*WHAT TO DO*: Repeat the material exactly as it appears.

*Figure scripts*:
* start *
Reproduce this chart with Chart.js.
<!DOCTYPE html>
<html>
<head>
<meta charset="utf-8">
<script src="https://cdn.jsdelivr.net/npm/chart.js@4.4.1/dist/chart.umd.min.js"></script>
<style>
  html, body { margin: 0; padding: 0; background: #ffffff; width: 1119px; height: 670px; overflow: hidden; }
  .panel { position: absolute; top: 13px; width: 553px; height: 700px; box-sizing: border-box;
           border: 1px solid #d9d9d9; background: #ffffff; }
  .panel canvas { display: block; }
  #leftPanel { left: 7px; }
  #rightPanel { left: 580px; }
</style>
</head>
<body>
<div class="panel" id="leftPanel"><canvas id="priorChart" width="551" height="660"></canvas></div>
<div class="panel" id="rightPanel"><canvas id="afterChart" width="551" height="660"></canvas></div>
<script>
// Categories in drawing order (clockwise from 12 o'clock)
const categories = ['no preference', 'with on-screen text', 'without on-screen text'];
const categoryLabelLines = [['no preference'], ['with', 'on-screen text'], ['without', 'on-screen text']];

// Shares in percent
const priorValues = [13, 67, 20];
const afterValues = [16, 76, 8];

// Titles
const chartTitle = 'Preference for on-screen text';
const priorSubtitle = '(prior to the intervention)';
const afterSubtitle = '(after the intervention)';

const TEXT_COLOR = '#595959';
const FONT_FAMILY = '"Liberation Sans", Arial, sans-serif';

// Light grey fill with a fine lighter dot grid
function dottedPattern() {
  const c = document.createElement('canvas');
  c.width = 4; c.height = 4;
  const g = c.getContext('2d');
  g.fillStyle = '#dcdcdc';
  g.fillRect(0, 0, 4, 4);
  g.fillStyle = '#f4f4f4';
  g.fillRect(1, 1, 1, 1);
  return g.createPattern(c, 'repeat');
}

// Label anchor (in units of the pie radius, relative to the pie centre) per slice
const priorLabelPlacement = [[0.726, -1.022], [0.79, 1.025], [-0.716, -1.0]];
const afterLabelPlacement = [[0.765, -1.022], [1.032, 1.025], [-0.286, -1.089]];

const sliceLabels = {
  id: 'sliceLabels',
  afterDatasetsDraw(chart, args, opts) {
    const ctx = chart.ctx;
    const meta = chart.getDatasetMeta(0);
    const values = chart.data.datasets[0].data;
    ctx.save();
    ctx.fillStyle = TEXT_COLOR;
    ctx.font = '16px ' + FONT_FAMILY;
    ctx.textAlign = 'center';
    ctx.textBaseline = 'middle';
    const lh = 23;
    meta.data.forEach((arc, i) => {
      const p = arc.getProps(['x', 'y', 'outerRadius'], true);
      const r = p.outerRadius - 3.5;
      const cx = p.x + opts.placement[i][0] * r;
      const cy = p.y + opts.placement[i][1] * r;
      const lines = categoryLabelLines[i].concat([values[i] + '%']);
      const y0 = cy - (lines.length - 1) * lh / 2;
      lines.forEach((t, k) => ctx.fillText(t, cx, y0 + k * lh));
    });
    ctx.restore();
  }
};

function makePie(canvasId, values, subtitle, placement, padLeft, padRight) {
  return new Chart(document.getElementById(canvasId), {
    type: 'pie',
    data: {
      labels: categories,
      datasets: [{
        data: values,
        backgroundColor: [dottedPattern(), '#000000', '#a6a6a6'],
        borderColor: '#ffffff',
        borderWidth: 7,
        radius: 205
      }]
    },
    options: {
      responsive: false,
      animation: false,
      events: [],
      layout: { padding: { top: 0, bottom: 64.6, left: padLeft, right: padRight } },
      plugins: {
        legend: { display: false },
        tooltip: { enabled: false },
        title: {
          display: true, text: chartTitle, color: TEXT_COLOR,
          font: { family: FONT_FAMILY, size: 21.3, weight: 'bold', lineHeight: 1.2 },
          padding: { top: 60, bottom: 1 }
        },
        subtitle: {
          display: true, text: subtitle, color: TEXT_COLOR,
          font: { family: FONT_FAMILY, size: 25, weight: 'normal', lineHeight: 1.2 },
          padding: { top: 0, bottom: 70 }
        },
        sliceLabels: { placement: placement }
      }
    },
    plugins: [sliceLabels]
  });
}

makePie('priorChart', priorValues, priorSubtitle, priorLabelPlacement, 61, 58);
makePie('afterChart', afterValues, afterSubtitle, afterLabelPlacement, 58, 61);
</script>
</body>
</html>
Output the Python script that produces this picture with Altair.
* end *
*SOLUTION TO THE EXERCISE*:
Reproduce this chart with Chart.js.
<!DOCTYPE html>
<html>
<head>
<meta charset="utf-8">
<script src="https://cdn.jsdelivr.net/npm/chart.js@4.4.1/dist/chart.umd.min.js"></script>
<style>
  html, body { margin: 0; padding: 0; background: #ffffff; width: 1119px; height: 670px; overflow: hidden; }
  .panel { position: absolute; top: 13px; width: 553px; height: 700px; box-sizing: border-box;
           border: 1px solid #d9d9d9; background: #ffffff; }
  .panel canvas { display: block; }
  #leftPanel { left: 7px; }
  #rightPanel { left: 580px; }
</style>
</head>
<body>
<div class="panel" id="leftPanel"><canvas id="priorChart" width="551" height="660"></canvas></div>
<div class="panel" id="rightPanel"><canvas id="afterChart" width="551" height="660"></canvas></div>
<script>
// Categories in drawing order (clockwise from 12 o'clock)
const categories = ['no preference', 'with on-screen text', 'without on-screen text'];
const categoryLabelLines = [['no preference'], ['with', 'on-screen text'], ['without', 'on-screen text']];

// Shares in percent
const priorValues = [13, 67, 20];
const afterValues = [16, 76, 8];

// Titles
const chartTitle = 'Preference for on-screen text';
const priorSubtitle = '(prior to the intervention)';
const afterSubtitle = '(after the intervention)';

const TEXT_COLOR = '#595959';
const FONT_FAMILY = '"Liberation Sans", Arial, sans-serif';

// Light grey fill with a fine lighter dot grid
function dottedPattern() {
  const c = document.createElement('canvas');
  c.width = 4; c.height = 4;
  const g = c.getContext('2d');
  g.fillStyle = '#dcdcdc';
  g.fillRect(0, 0, 4, 4);
  g.fillStyle = '#f4f4f4';
  g.fillRect(1, 1, 1, 1);
  return g.createPattern(c, 'repeat');
}

// Label anchor (in units of the pie radius, relative to the pie centre) per slice
const priorLabelPlacement = [[0.726, -1.022], [0.79, 1.025], [-0.716, -1.0]];
const afterLabelPlacement = [[0.765, -1.022], [1.032, 1.025], [-0.286, -1.089]];

const sliceLabels = {
  id: 'sliceLabels',
  afterDatasetsDraw(chart, args, opts) {
    const ctx = chart.ctx;
    const meta = chart.getDatasetMeta(0);
    const values = chart.data.datasets[0].data;
    ctx.save();
    ctx.fillStyle = TEXT_COLOR;
    ctx.font = '16px ' + FONT_FAMILY;
    ctx.textAlign = 'center';
    ctx.textBaseline = 'middle';
    const lh = 23;
    meta.data.forEach((arc, i) => {
      const p = arc.getProps(['x', 'y', 'outerRadius'], true);
      const r = p.outerRadius - 3.5;
      const cx = p.x + opts.placement[i][0] * r;
      const cy = p.y + opts.placement[i][1] * r;
      const lines = categoryLabelLines[i].concat([values[i] + '%']);
      const y0 = cy - (lines.length - 1) * lh / 2;
      lines.forEach((t, k) => ctx.fillText(t, cx, y0 + k * lh));
    });
    ctx.restore();
  }
};

function makePie(canvasId, values, subtitle, placement, padLeft, padRight) {
  return new Chart(document.getElementById(canvasId), {
    type: 'pie',
    data: {
      labels: categories,
      datasets: [{
        data: values,
        backgroundColor: [dottedPattern(), '#000000', '#a6a6a6'],
        borderColor: '#ffffff',
        borderWidth: 7,
        radius: 205
      }]
    },
    options: {
      responsive: false,
      animation: false,
      events: [],
      layout: { padding: { top: 0, bottom: 64.6, left: padLeft, right: padRight } },
      plugins: {
        legend: { display: false },
        tooltip: { enabled: false },
        title: {
          display: true, text: chartTitle, color: TEXT_COLOR,
          font: { family: FONT_FAMILY, size: 21.3, weight: 'bold', lineHeight: 1.2 },
          padding: { top: 60, bottom: 1 }
        },
        subtitle: {
          display: true, text: subtitle, color: TEXT_COLOR,
          font: { family: FONT_FAMILY, size: 25, weight: 'normal', lineHeight: 1.2 },
          padding: { top: 0, bottom: 70 }
        },
        sliceLabels: { placement: placement }
      }
    },
    plugins: [sliceLabels]
  });
}

makePie('priorChart', priorValues, priorSubtitle, priorLabelPlacement, 61, 58);
makePie('afterChart', afterValues, afterSubtitle, afterLabelPlacement, 58, 61);
</script>
</body>
</html>
Output the Python script that produces this picture with Altair.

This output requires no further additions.